Why Go For Experiential Tourism?

The Adventure that Gives Back to the Environment
For visitors who yearn to leave their safari vehicle behind and get up close to African fauna, a wildlife research trip is a rewarding adventure.
This is no ordinary safari; visitors actively participate in monitoring species such as lions and mongooses, or counting the thousands of huge hippos and exotic birds that fill the park.

Participants use locator devices and learn habituation calls, as well as monitoring weather, surroundings and the creatures’ behavior, with the valuable results being used in researchers’ databases. Most experiential tourism activities are not complicated, yet contribute important research to the overall understanding of wildlife ecology. The experiential tourism activities currently available are Mongoose Tracking, Lion Tracking, Hippo Census, and Bird Counts.

Mongoose Tracking

Banded Mongoose project is based around the Mweya Peninsula of Queen Elizabeth National Park, second largest National Park found in Western Uganda. This project supports over 400 banded Mongooses inhabiting 12 social groups. This Mongoose appeared in the “Banded brothers” documentary by the BBC. The Banded Mongoose research project is under the Universities of Cambridge, Exeter and Zurich that runs the project. Mongooses are small creatures with huge appetites and composite social and communication systems that captivate Wildlife Researchers. This activity is limited to a group of four people and tourists accompany Rearchers to the Mweya peninsula and other places that are considered off-limit to other tourists to record the behavior of these highly social mammals, besides that, tourists get to learn how to identify the animals, record their weight, weather their environment and location, and also get to understand their behavior. Much as tourists participate because of the exhilarating experience achieved, they also get to contribute in this long standing research project, because the collected data is added on the databases.

This adventure costs $30 for both foreign non-residents and foreign residents and Shs 30,000 for East African Community residents.

Lion (Predator) Tracking

This is one of the most fascinating experiences within Queen Elizabeth National Park, the activity is carried out in the Morning and late afternoon and tracking time lasts between one to three hours. The pride of Lions is always tracked with a radio collar receiving equipments with designed radio antennae offering a 100% chance of sighting the lions. This activity is more interesting because tourists get the chance to get closer with the lions than it is with game drives. Tourists and researchers get the chance to learn the behavior of the Lions within Queen Elizabeth National Park. Lions are also social animals that move in groups of 3-25 members in a pride.
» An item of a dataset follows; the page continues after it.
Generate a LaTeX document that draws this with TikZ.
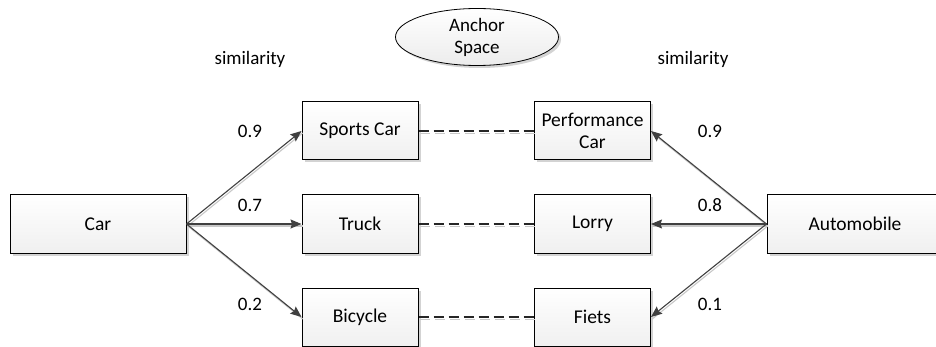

With this adventure, you will be able to learn about the nocturnal roars of the lions, their intensity and also distress calls from the prey. You will also be told about the tactics used in tracking the lions, for example how to know when the lions are moving in the tall grasses and how they create a slight path of bent grass, how these predators mark their territories through scrapping the ground with their feet which creates parallel scrapes of soil of 12 centimeters wide and 20 centimeters long. Other tactics used by the lions include rubbing their heads in the grasses that leaves unnoticeable blonde hairs behind, spraying dry sticky urine on well known bushes. Tracking within Queen Elizabeth National park costs $150 for foreign non-residents, $150 per person for foreign residents and Shs 150,000 for East African residents.

Other interesting experiential tourism activities within Queen Elizabeth National Park include

  • Hippo Census that costs $100 for foreign non residents and foreign residents and Shs 100,000 for East African residents
  • Bird Counts

Practical Information
Experiential tourism activities usually take place in the early morning or evening and last between 1-3 hours. Occasionally the activities take place at night.

All activities must be booked through the Visitor Information Centre in Mweya at least 24 hours in advance. The number of people on each outing is limited in order to reduce stress on animals and increase unique, quality experiences for visitors.